Material provided:
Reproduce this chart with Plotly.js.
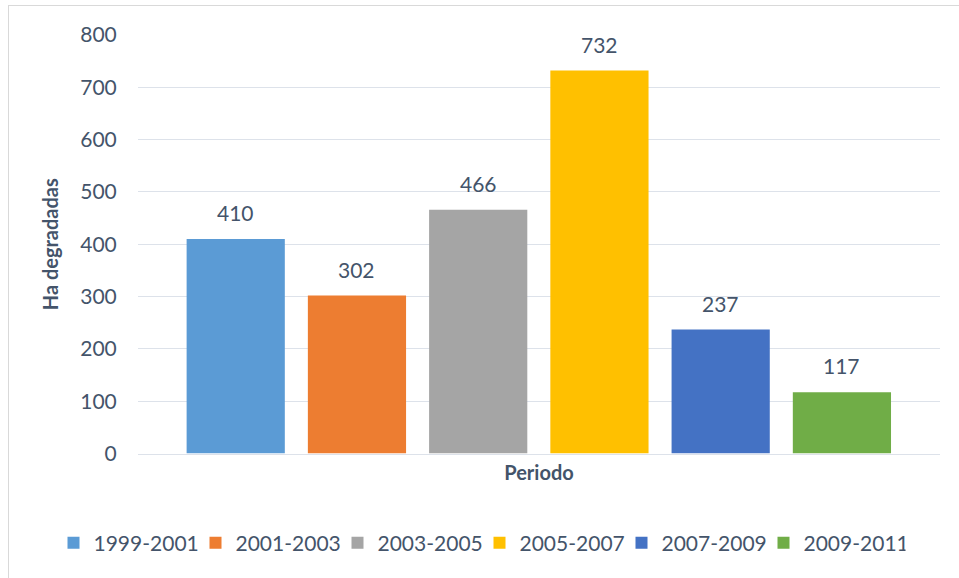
<!DOCTYPE html>
<html><head><meta charset="utf-8">
<script src="https://cdn.plot.ly/plotly-3.0.1.min.js"></script>
<style>
html,body{margin:0;padding:0;background:#fff;overflow:hidden;}
#frame{position:absolute;left:8px;top:5px;width:960px;height:580px;border:1px solid #d9d9d9;box-sizing:border-box;}
#chart{position:absolute;left:0;top:0;width:959px;height:578px;}
</style></head>
<body>
<div id="frame"></div>
<div id="chart"></div>
<script>
var periods = ["1999-2001","2001-2003","2003-2005","2005-2007","2007-2009","2009-2011"];
var values = [410, 302, 466, 732, 237, 117];
var colors = ["#5b9bd5","#ed7d31","#a5a5a5","#ffc000","#4472c4","#70ad47"];
var yTicks = [0,100,200,300,400,500,600,700,800];

var font = "Lato, 'Open Sans', sans-serif";
var textColor = "#44546a";
var W = 959, H = 578;

var traces = periods.map(function(p,i){
  return {
    type:'bar', name:p, x:[p], y:[values[i]], width:0.81,
    marker:{color:colors[i]}, hoverinfo:'none'
  };
});

var annotations = periods.map(function(p,i){
  return {x:p, y:values[i], xref:'x', yref:'y', text:String(values[i]),
          showarrow:false, yanchor:'bottom', yshift:12,
          font:{family:font,size:21,color:textColor}};
});

var layout = {
  width:W, height:H,
  margin:{l:0,r:0,t:0,b:0,pad:0},
  paper_bgcolor:'rgba(0,0,0,0)', plot_bgcolor:'rgba(0,0,0,0)',
  barmode:'overlay',
  font:{family:font,color:textColor},
  showlegend:true,
  legend:{orientation:'h', x:0.5, xanchor:'center',
          y:1-543/H, yanchor:'middle', entrywidth:97, entrywidthmode:'pixels',
          font:{family:font,size:21,color:textColor}, itemwidth:30, tracegroupgap:0},
  annotations:annotations,
  xaxis:{type:'category', domain:[138/W, 940/W], range:[-0.806,5.809], showticklabels:false, showgrid:false,
         showline:true, linecolor:'#dde2ea', linewidth:1, ticks:'', automargin:false,
         title:{text:'<b>Periodo</b>', font:{family:font,size:20,color:textColor}, standoff:12},
         fixedrange:true},
  yaxis:{domain:[1-453.5/H, 1-35/H], range:[0,800], tickvals:yTicks, ticktext:yTicks.map(String),
         showgrid:true, gridcolor:'#dde2ea', gridwidth:1, zeroline:false, automargin:false,
         ticks:'outside', ticklen:16, tickcolor:'rgba(0,0,0,0)',
         tickfont:{family:font,size:21,color:textColor},
         title:{text:'<b>Ha degradadas</b>', font:{family:font,size:20,color:textColor}, standoff:16},
         fixedrange:true}
};
Plotly.newPlot('chart', traces, layout, {displayModeBar:false, staticPlot:true});
</script>
</body></html>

What is asked: Pictures stay out. Repeat only the lines from the beginning of the data through the line that has "var W = 959, H = 578;".

Finished exercise:
Reproduce this chart with Plotly.js.
<!DOCTYPE html>
<html><head><meta charset="utf-8">
<script src="https://cdn.plot.ly/plotly-3.0.1.min.js"></script>
<style>
html,body{margin:0;padding:0;background:#fff;overflow:hidden;}
#frame{position:absolute;left:8px;top:5px;width:960px;height:580px;border:1px solid #d9d9d9;box-sizing:border-box;}
#chart{position:absolute;left:0;top:0;width:959px;height:578px;}
</style></head>
<body>
<div id="frame"></div>
<div id="chart"></div>
<script>
var periods = ["1999-2001","2001-2003","2003-2005","2005-2007","2007-2009","2009-2011"];
var values = [410, 302, 466, 732, 237, 117];
var colors = ["#5b9bd5","#ed7d31","#a5a5a5","#ffc000","#4472c4","#70ad47"];
var yTicks = [0,100,200,300,400,500,600,700,800];

var font = "Lato, 'Open Sans', sans-serif";
var textColor = "#44546a";
var W = 959, H = 578;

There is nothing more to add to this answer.